The ability to determine wind power plant efficiency to this degree of precision as early as during planning boosts competitiveness of the wind power sector.
To achieve it, test rigs need to be even more accurate than they have been, with greater reproducibility and more readily comparable results: torque measurement must be traceable at measurement uncertainties of no more than roughly 0.1 percent.
How does the invention work?
Thanks to GTM’s technical innovation, the opportunity now exists to measure torque – and thus efficiency – with the requisite precision. To do so, the test rigs employ a system that traces the measured values force and length: a multi-component measuring platform. It comprises a number of force transducers for absorbing forces and additional joints for decoupling secondary components.
Force transducers can be calibrated to within an accuracy of under 0.1 percent. The clever layout of the force transducers and joints in the system creates levers. These, too, can be calibrated to produce a measurement uncertainty of less than 0.1 percent.

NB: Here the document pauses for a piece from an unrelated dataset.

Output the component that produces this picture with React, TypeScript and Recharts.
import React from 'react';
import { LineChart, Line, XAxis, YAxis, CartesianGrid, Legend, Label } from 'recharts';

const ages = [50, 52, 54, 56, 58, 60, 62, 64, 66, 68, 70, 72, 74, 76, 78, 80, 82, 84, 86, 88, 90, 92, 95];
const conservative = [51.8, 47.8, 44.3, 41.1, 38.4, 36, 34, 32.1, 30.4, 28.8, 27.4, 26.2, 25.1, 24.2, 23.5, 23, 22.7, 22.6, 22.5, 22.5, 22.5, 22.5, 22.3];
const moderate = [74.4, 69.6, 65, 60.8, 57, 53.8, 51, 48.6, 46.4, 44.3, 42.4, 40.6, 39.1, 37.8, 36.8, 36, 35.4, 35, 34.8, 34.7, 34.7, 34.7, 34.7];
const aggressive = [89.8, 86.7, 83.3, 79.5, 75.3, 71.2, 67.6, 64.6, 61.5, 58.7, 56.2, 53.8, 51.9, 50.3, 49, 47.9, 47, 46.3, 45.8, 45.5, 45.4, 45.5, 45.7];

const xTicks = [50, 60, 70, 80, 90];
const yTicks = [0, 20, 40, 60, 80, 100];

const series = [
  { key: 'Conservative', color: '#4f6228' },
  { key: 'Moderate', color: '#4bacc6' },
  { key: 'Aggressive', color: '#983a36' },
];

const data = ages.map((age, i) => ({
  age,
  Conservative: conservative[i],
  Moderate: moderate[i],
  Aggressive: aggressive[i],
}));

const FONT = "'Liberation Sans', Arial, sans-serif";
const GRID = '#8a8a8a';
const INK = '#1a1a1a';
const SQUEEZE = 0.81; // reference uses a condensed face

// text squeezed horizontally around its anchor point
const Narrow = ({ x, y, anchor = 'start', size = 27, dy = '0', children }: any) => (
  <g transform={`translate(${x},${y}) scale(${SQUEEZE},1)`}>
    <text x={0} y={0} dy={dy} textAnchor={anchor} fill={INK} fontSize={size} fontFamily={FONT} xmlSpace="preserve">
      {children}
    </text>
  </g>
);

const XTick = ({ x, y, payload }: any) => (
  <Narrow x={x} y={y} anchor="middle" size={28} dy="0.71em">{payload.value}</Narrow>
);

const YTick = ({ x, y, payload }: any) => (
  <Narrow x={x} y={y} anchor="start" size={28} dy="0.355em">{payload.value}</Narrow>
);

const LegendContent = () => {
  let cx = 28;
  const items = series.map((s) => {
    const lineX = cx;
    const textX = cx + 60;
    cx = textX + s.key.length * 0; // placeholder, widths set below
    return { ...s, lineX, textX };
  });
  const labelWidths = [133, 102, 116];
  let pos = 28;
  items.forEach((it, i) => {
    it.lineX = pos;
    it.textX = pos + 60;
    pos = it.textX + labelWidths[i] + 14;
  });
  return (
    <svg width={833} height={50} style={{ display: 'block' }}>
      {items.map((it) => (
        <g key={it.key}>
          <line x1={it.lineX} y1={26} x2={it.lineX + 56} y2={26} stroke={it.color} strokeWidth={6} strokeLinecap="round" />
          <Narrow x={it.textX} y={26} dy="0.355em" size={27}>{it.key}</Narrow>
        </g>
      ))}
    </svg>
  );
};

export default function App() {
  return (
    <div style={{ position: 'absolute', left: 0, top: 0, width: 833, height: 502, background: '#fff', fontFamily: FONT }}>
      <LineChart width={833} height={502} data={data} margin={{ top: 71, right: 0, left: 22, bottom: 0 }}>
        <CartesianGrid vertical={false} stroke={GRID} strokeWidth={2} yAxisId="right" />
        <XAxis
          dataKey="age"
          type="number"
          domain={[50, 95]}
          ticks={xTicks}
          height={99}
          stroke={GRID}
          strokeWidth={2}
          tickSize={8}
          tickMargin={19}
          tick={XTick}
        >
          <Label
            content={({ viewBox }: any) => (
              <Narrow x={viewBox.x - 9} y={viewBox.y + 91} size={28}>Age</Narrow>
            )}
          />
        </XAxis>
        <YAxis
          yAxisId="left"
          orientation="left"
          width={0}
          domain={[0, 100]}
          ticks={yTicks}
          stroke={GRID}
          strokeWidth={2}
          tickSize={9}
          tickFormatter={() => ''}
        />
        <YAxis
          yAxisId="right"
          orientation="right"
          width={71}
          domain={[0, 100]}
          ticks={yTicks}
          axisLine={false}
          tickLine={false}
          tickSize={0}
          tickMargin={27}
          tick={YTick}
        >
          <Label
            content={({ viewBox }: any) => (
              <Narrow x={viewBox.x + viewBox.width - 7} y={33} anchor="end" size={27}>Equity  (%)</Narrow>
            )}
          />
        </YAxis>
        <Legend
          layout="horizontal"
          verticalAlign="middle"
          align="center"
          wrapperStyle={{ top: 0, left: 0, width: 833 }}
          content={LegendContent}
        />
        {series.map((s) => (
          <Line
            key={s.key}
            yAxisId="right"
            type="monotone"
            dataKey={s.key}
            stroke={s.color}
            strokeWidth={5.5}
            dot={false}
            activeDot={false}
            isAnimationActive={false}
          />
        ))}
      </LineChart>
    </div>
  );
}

There are two options for positioning the platform in the wind power plant test rig: either between the foundations and nacelle or between the foundations and test rig’s drive system.

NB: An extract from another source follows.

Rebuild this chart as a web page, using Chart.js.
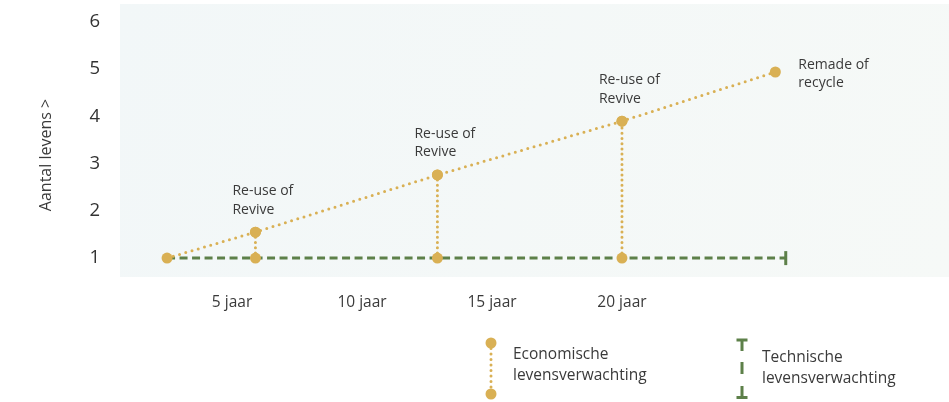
<!DOCTYPE html>
<html>
<head>
<meta charset="utf-8">
<script src="https://cdn.jsdelivr.net/npm/chart.js@4/dist/chart.umd.min.js"></script>
<style>
  html, body { margin: 0; padding: 0; background: #ffffff; }
  #wrap { width: 949px; height: 402px; position: relative; }
</style>
</head>
<body>
<div id="wrap"><canvas id="chart"></canvas></div>
<script>
// Years after production at which a product gets a new life
const lifeYears = [2.5, 5.9, 12.9, 20.0, 25.9];
// Number of lives reached at each of those moments
const lifeCounts = [1, 1.55, 2.76, 3.9, 4.94];
// What happens to the product at each moment (first point has no label)
const lifeLabels = ['', 'Re-use of\nRevive', 'Re-use of\nRevive', 'Re-use of\nRevive', 'Remade of\nrecycle'];
// Technical lifetime: one life, running until this year
const technicalStart = 2.5;
const technicalEnd = 26.3;
const technicalLives = 1;
// Axis ticks
const yearTicks = [5, 10, 15, 20];
const yearTickLabels = ['5 jaar', '10 jaar', '15 jaar', '20 jaar'];
const lifeTicks = [1, 2, 3, 4, 5, 6];

const GOLD = '#d9b054';
const GREEN = '#5d8049';
const TEXT = '#3a3a3a';
const FONT = "'Open Sans', 'DejaVu Sans', sans-serif";

// Economic lifetime: diagonal through all moments
const economicData = lifeYears.map((x, i) => ({ x, y: lifeCounts[i] }));

// Vertical drop lines from each intermediate moment down to one life
const dropSets = lifeYears.slice(1, 4).map((x, i) => ({
  data: [{ x, y: technicalLives }, { x, y: lifeCounts[i + 1] }],
  borderColor: GOLD,
  backgroundColor: GOLD,
  borderWidth: 3,
  borderDash: [0, 5.2],
  borderCapStyle: 'round',
  pointRadius: 5.5,
  pointHoverRadius: 5.5,
  pointBorderWidth: 0,
  order: 1
}));

const datasets = [
  {
    data: economicData,
    borderColor: GOLD,
    backgroundColor: GOLD,
    borderWidth: 3,
    borderDash: [0, 6.5],
    borderCapStyle: 'round',
    pointRadius: 5.5,
    pointHoverRadius: 5.5,
    pointBorderWidth: 0,
    order: 0
  },
  ...dropSets,
  {
    data: [{ x: technicalStart, y: technicalLives }, { x: technicalEnd, y: technicalLives }],
    borderColor: GREEN,
    backgroundColor: GREEN,
    borderWidth: 3,
    borderDash: [8, 4.5],
    pointStyle: 'line',
    pointRotation: 90,
    pointRadius: [0, 7],
    pointHoverRadius: [0, 7],
    pointBorderWidth: 3,
    pointBorderColor: GREEN,
    order: 5
  }
];

// Light tinted panel behind the plot area
const panelPlugin = {
  id: 'panel',
  beforeDraw(chart) {
    const { ctx, chartArea: a } = chart;
    const g = ctx.createLinearGradient(a.left, a.top, a.right, a.bottom);
    g.addColorStop(0, '#f2f7f8');
    g.addColorStop(1, '#f6f9f7');
    ctx.save();
    ctx.fillStyle = g;
    ctx.fillRect(a.left, a.top, a.right - a.left, a.bottom - a.top);
    ctx.restore();
  }
};

// Annotations next to each moment, the y-axis title and the custom legend
const notesPlugin = {
  id: 'notes',
  afterDraw(chart) {
    const { ctx, scales: { x, y } } = chart;
    ctx.save();
    ctx.fillStyle = TEXT;
    ctx.font = `14px ${FONT}`;
    ctx.textAlign = 'left';
    ctx.textBaseline = 'middle';
    lifeLabels.forEach((txt, i) => {
      if (!txt) return;
      const px = x.getPixelForValue(lifeYears[i]);
      const py = y.getPixelForValue(lifeCounts[i]);
      const lines = txt.split('\n');
      const last = i === lifeLabels.length - 1;
      const lx = last ? px + 23 : px - 23;
      const ly = last ? py - 7 : py - 41;
      lines.forEach((l, k) => ctx.fillText(l, lx, ly + k * 18.5));
    });

    // y-axis title
    ctx.save();
    ctx.translate(46, 155);
    ctx.rotate(-Math.PI / 2);
    ctx.textAlign = 'center';
    ctx.font = `16px ${FONT}`;
    ctx.fillText('Aantal levens >', 0, 0);
    ctx.restore();

    // legend: economic lifetime
    const ex = 491;
    ctx.strokeStyle = GOLD;
    ctx.fillStyle = GOLD;
    ctx.lineWidth = 3;
    ctx.lineCap = 'round';
    ctx.setLineDash([0, 5.5]);
    ctx.beginPath();
    ctx.moveTo(ex, 343);
    ctx.lineTo(ex, 394);
    ctx.stroke();
    ctx.setLineDash([]);
    [343, 394].forEach(cy => {
      ctx.beginPath();
      ctx.arc(ex, cy, 5.5, 0, Math.PI * 2);
      ctx.fill();
    });

    // legend: technical lifetime
    const tx = 742;
    ctx.strokeStyle = GREEN;
    ctx.lineWidth = 3;
    ctx.lineCap = 'butt';
    ctx.beginPath();
    ctx.moveTo(tx - 5.5, 340); ctx.lineTo(tx + 5.5, 340);
    ctx.moveTo(tx, 340); ctx.lineTo(tx, 351);
    ctx.moveTo(tx, 362); ctx.lineTo(tx, 374);
    ctx.moveTo(tx, 386); ctx.lineTo(tx, 398);
    ctx.moveTo(tx - 5.5, 397.5); ctx.lineTo(tx + 5.5, 397.5);
    ctx.stroke();

    ctx.fillStyle = TEXT;
    ctx.font = `15.5px ${FONT}`;
    ctx.textAlign = 'left';
    ctx.fillText('Economische', 513, 355);
    ctx.fillText('levensverwachting', 513, 376);
    ctx.fillText('Technische', 762, 358);
    ctx.fillText('levensverwachting', 762, 379);
    ctx.restore();
  }
};

// Scales keep a fixed size and reserve no extra room for label overflow
function fixBox(size, horizontal) {
  return s => {
    if (horizontal) s.height = size; else s.width = size;
    s.paddingTop = 0; s.paddingBottom = 0; s.paddingLeft = 0; s.paddingRight = 0;
  };
}

new Chart(document.getElementById('chart'), {
  type: 'line',
  data: { datasets },
  plugins: [panelPlugin, notesPlugin],
  options: {
    responsive: true,
    maintainAspectRatio: false,
    animation: false,
    events: [],
    layout: { autoPadding: false, padding: { top: 4, right: 0, bottom: 0, left: 0 } },
    plugins: { legend: { display: false }, tooltip: { enabled: false } },
    scales: {
      x: {
        type: 'linear',
        min: 0.69,
        max: 32.58,
        afterFit: fixBox(125, true),
        afterBuildTicks(s) { s.ticks = yearTicks.map(v => ({ value: v })); },
        grid: { display: false, drawTicks: false },
        border: { display: false },
        ticks: {
          padding: 16,
          color: TEXT,
          font: { family: FONT, size: 15.5 },
          callback: v => yearTickLabels[yearTicks.indexOf(v)]
        }
      },
      y: {
        type: 'linear',
        min: 0.6,
        max: 6.38,
        afterFit: fixBox(120, false),
        afterBuildTicks(s) { s.ticks = lifeTicks.map(v => ({ value: v })); },
        grid: { display: false, drawTicks: false },
        border: { display: false },
        ticks: {
          padding: 20,
          color: '#333333',
          font: { family: FONT, size: 18.5 },
          callback: v => String(v)
        }
      }
    }
  }
});
</script>
</body>
</html>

Cost-benefit considerations indicate that it makes more sense to incorporate such a measuring platform when building a new test rig rather than convert an existing rig.
Traceability to national standard
GTM officially supplies Germany’s national metrology institute, the Physikalisch-Technische Bundesanstalt (PTB) in Braunschweig, who is appointed by Germany’s law on units of measurement and time to hold authority over the national standards. The company developed its invention in parallel to the PTB’s efforts to construct a torque standard measuring facility for large torques up to 5 MN for tracing. The new PTB system is estimated to produce a measurement uncertainty of around 0.1 percent. Further tracing steps – calibration of a transfer transducer, which in turn would be used to calibrate the wind power plant test rigs – would add to measurement uncertainty. The test rigs would then ultimately produce inaccuracies of around two percent.
GTM supports PTB’s pursuit
GTM’s invention is based on a path parallel to the tracing sequence, which achieves lower measurement uncertainty: traceability at the desired measurement uncertainty of less than 0.1 percent is attained by tracing the system’s elements to the PTB’s measuring facilities for the force and length standards. These produce measurement uncertainties of less than 0.01 percent.
The intermediate step, the application of the torque to transfer transducers, becomes obsolete. The process can be then be verified using transfer transducers and bilateral comparisons at lower measurement uncertainty.
“Our invention allows us to support the PTB’s pursuit of measuring major torques with greater precision. We’re happy that our capacity for innovation and our expertise in multi-component technology are letting us raise torque measurement in wind power plant test rigs and with it the measurement of efficiency to new heights,” Daniel Schwind says.